Friday, July 30, 2010

Mankiw's brilliance

Greg Mankiw nails it
To Obama-administration economists, as well as to many others, the recession that followed the financial crisis of 2008 seemed like a classic case of decline in aggregate demand. Because of the credit crisis, people were not able to obtain loans — for homes, cars, business equipment, or any of the countless other transactions that rely on credit in today's economy. And because people were unable to obtain loans, these sales and purchases couldn't take place, resulting in a significant drop in demand across the economy.

So, inspired by the view that fiscal policy can prop up aggregate demand, Obama's advisors (and their congressional allies) began to design a stimulus plan heavy on direct government spending. A few days before President Obama's inauguration, his economic advisors released a document titled "The Job Impact of the American Recovery and Reinvestment Plan," in which they detailed some of their economic assumptions. They determined that the "government-purchases multiplier" — that is, the multiplier for direct spending — would be 1.57, while the tax-cut multiplier would be 0.99. In other words, every dollar spent by the government would yield $1.57 in aggregate demand, while every dollar in reduced taxes would yield only 99 cents in increased demand. And because 1.57 is larger than 0.99, the Obama team concluded it was better to increase spending than to cut taxes.

Obama and his advisors arrived at these numbers through a standard macroeconometric model of the sort economists have been using for years. Such models take various past relationships among economic variables (inflation and unemployment, for instance) and extrapolate them into the future. In essence, the economy is modeled as a system of equations, each describing how one variable responds to many others. University of Chicago economist (and Nobel laureate) Robert Lucas famously criticized these models for lacking an appreciation of people's changing expectations; many economists, however, still find such models valuable, and have continued to employ them for forecasting and policy analysis.

The question for economists now is whether the administration's assumptions, and the model based on them, were correct. After all, if we could be sure their model was right, we would know what to conclude when their stimulus plan was followed by 10% unemployment: The patient was sicker than they thought, and unemployment would surely have been higher still if not for the stimulus. (Indeed, since Obama's advisors do believe their model was right, this is the conclusion they have reached.)

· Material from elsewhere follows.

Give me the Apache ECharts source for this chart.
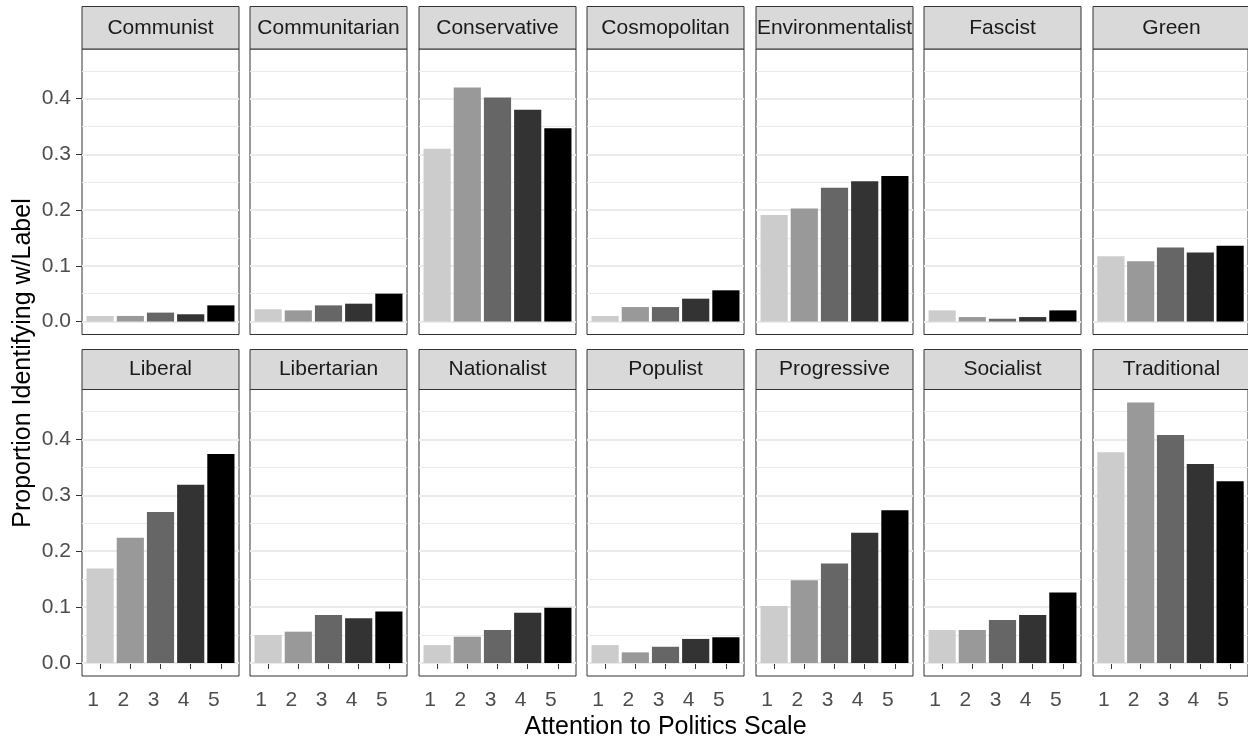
<!DOCTYPE html>
<html>
<head>
<meta charset="utf-8">
<script src="https://cdn.jsdelivr.net/npm/echarts@6/dist/echarts.min.js"></script>
<style>
  html, body { margin: 0; padding: 0; background: #fff; }
  #chart_1 { width: 1248px; height: 744px; }
</style>
</head>
<body>
<div id="chart_1"></div>
<script>
// facet labels, in plot order (2 rows x 7)
var labels = ['Communist', 'Communitarian', 'Conservative', 'Cosmopolitan', 'Environmentalist', 'Fascist', 'Green',
	'Liberal', 'Libertarian', 'Nationalist', 'Populist', 'Progressive', 'Socialist', 'Traditional'];
var scaleLevels = [1, 2, 3, 4, 5];
var levelColors = ['#cccccc', '#999999', '#666666', '#333333', '#000000'];
var yTicks = [0, 0.1, 0.2, 0.3, 0.4];
var yMinorLines = [0.05, 0.15, 0.25, 0.35, 0.45];

// proportion identifying with each label, by attention level 1..5
var communist = [0.010, 0.010, 0.016, 0.013, 0.029];
var communitarian = [0.022, 0.020, 0.029, 0.032, 0.050];
var conservative = [0.310, 0.420, 0.402, 0.380, 0.347];
var cosmopolitan = [0.010, 0.026, 0.026, 0.041, 0.056];
var environmentalist = [0.191, 0.203, 0.240, 0.252, 0.261];
var fascist = [0.020, 0.008, 0.005, 0.008, 0.020];
var green = [0.117, 0.108, 0.133, 0.124, 0.136];
var liberal = [0.169, 0.224, 0.270, 0.319, 0.374];
var libertarian = [0.050, 0.056, 0.086, 0.080, 0.092];
var nationalist = [0.032, 0.047, 0.059, 0.090, 0.099];
var populist = [0.032, 0.019, 0.029, 0.043, 0.046];
var progressive = [0.102, 0.148, 0.178, 0.233, 0.273];
var socialist = [0.059, 0.059, 0.077, 0.086, 0.126];
var traditional = [0.377, 0.466, 0.408, 0.356, 0.325];

var panelValues = [communist, communitarian, conservative, cosmopolitan, environmentalist, fascist, green,
	liberal, libertarian, nationalist, populist, progressive, socialist, traditional];

var FONT = '"Liberation Sans", Arial, sans-serif';

// facet layout (px)
var panelLeft0 = 82;
var panelPitch = 168.45;
var panelW = 157;
var stripTop = [6.5, 349.5];
var stripH = [42.5, 40];
var plotBottom = [334.5, 676];
var yMin = -0.0233, yMax = 0.4892;
var xMin = 0.4, xMax = 5.6;

function makeChart() {
	var myChart = echarts.init(document.getElementById('chart_1'), null, { renderer: 'canvas' });
	var grids = [], xAxes = [], yAxes = [], series = [], graphics = [];
	var barW = 0.9 * panelW / (xMax - xMin);

	for (var i = 0; i < labels.length; i++) {
		var row = Math.floor(i / 7);
		var col = i % 7;
		var left = Math.round(panelLeft0 + col * panelPitch);
		var top = stripTop[row] + stripH[row];

		grids.push({
			left: left,
			top: top,
			width: panelW,
			height: plotBottom[row] - top,
			show: true,
			backgroundColor: '#fff',
			borderColor: '#333333',
			borderWidth: 1
		});

		xAxes.push({
			type: 'value',
			gridIndex: i,
			min: xMin,
			max: xMax,
			axisLine: { show: false },
			splitLine: { show: false },
			axisTick: {
				show: row === 1,
				customValues: scaleLevels,
				length: 6,
				lineStyle: { color: '#333333', width: 1 }
			},
			axisLabel: {
				show: row === 1,
				customValues: scaleLevels,
				margin: 14,
				padding: [0, 14, 0, 0],
				fontSize: 21,
				fontFamily: FONT,
				color: '#4d4d4d'
			}
		});

		yAxes.push({
			type: 'value',
			gridIndex: i,
			min: yMin,
			max: yMax,
			axisLine: { show: false },
			splitLine: { show: false },
			axisTick: {
				show: col === 0,
				customValues: yTicks,
				length: 6,
				lineStyle: { color: '#333333', width: 1 }
			},
			axisLabel: {
				show: col === 0,
				customValues: yTicks,
				margin: 11,
				fontSize: 21,
				fontFamily: FONT,
				color: '#4d4d4d',
				formatter: function (v) { return v.toFixed(1); }
			}
		});

		// grid lines (major + minor) through the y scale
		var lines = [];
		yTicks.forEach(function (v) {
			lines.push({ yAxis: v, lineStyle: { width: 2 } });
		});
		yMinorLines.forEach(function (v) {
			lines.push({ yAxis: v, lineStyle: { width: 1 } });
		});

		series.push({
			type: 'bar',
			xAxisIndex: i,
			yAxisIndex: i,
			barWidth: barW,
			z: 2,
			data: (function (vals) {
				var t = [];
				for (var k = 0; k < scaleLevels.length; k++) {
					t.push({
						value: [scaleLevels[k], vals[k]],
						itemStyle: { color: levelColors[k] }
					});
				}
				return t;
			})(panelValues[i]),
			markLine: {
				silent: true,
				z: 1,
				symbol: 'none',
				animation: false,
				label: { show: false },
				lineStyle: { color: '#ebebeb', type: 'solid' },
				data: lines
			}
		});

		// strip
		graphics.push({
			type: 'rect',
			shape: { x: left, y: stripTop[row], width: panelW, height: stripH[row] },
			style: { fill: '#d9d9d9', stroke: '#333333', lineWidth: 1 },
			z: 10
		});
		graphics.push({
			type: 'text',
			x: left + panelW / 2,
			y: stripTop[row] + stripH[row] / 2,
			style: {
				text: labels[i],
				fontSize: 21,
				fontFamily: FONT,
				fill: '#1a1a1a',
				align: 'center',
				verticalAlign: 'middle'
			},
			z: 11
		});
	}

	// axis titles
	graphics.push({
		type: 'text',
		x: 665.5,
		y: 727,
		style: {
			text: 'Attention to Politics Scale',
			fontSize: 25,
			fontFamily: FONT,
			fill: '#000',
			align: 'center',
			verticalAlign: 'middle'
		}
	});
	graphics.push({
		type: 'text',
		x: 23,
		y: 363,
		rotation: Math.PI / 2,
		style: {
			text: 'Proportion Identifying w/Label',
			fontSize: 25,
			fontFamily: FONT,
			fill: '#000',
			align: 'center',
			verticalAlign: 'middle'
		}
	});

	var option = {
		backgroundColor: '#fff',
		animation: false,
		grid: grids,
		xAxis: xAxes,
		yAxis: yAxes,
		series: series,
		graphic: graphics
	};
	myChart.setOption(option);
	window.addEventListener('resize', function () {
		myChart.resize();
	});
}

makeChart();
</script>
</body>
</html>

The trouble is, we have no way of knowing for sure if the model was in fact correct.

Corporate executive schools Krugman

Warren Meyer:
Here is my first law of economic growth: When we encourage more investment, and ensure this investment is being channeled to the most productive uses, growth will follow.

For all the talk about fiscal stimulus and jobs creation at the federal and state level, almost no one in government is doing anything about reducing the roadblocks to investment. For example, millions of people are newly unemployed, and in past recessions a large number of these folks have eschewed looking for a new corporate job and have started businesses of their own. Unfortunately, such prospective entrepreneurs will face a tangle of registration, regulatory and licensing hurdles, many of which have been backed by established businesses that want to avoid just this kind of new competition. Even steps like the extension of unemployment benefits tend to discourage such entrepreneurship by increasing the opportunity cost of working for oneself.

Some people never learn.

Wednesday, July 21, 2010

State taxes do not matter?

Richard W. Rahn at the Cato Institute:
Why is it that some of the states with the biggest fiscal problems have the highest individual state income tax rates, such as New York and California, while some of the states with the least fiscal problems have no state income tax at all?
High-tax advocates will argue that the high-tax states provide much more and better state services, but the empirical evidence does not support the assertion. On average, schools, health and safety, roads, etc. are no better in states with income taxes than those without income taxes.
More importantly, the evidence is very strong that people are moving from high-tax states to lower-tax-rate states — the migration from California to Texas and from New York to Florida being prime examples. (Next year, the combined federal, state and local income tax rate for a citizen of New York City will be well over 50 percent, as contrasted with approximately 38 percent for citizens of Texas and Florida.)
If the citizens of California and New York really thought they were getting their money's worth for all of the extra state taxation, they would not be moving to low-tax states.
The obvious question then is: Where is all the extra money from these state income taxes going? It is going primarily to service debt, and to pay for inflated salaries and employee benefits. It is interesting that the high-tax-rate states also, on average, have much higher per capita debt levels than states without income taxes. (Alaska is an outlier because it has its oil reserve to borrow against and actually gives its citizens a "dividend" each year.)

Wednesday, July 7, 2010

How business leaders view tax credits

The best take-away is from Todd Dagres, General Partner, Spark Capital:

“I am not a big fan of tax incentives because they are a Band-Aid for an unfavorable tax environment.”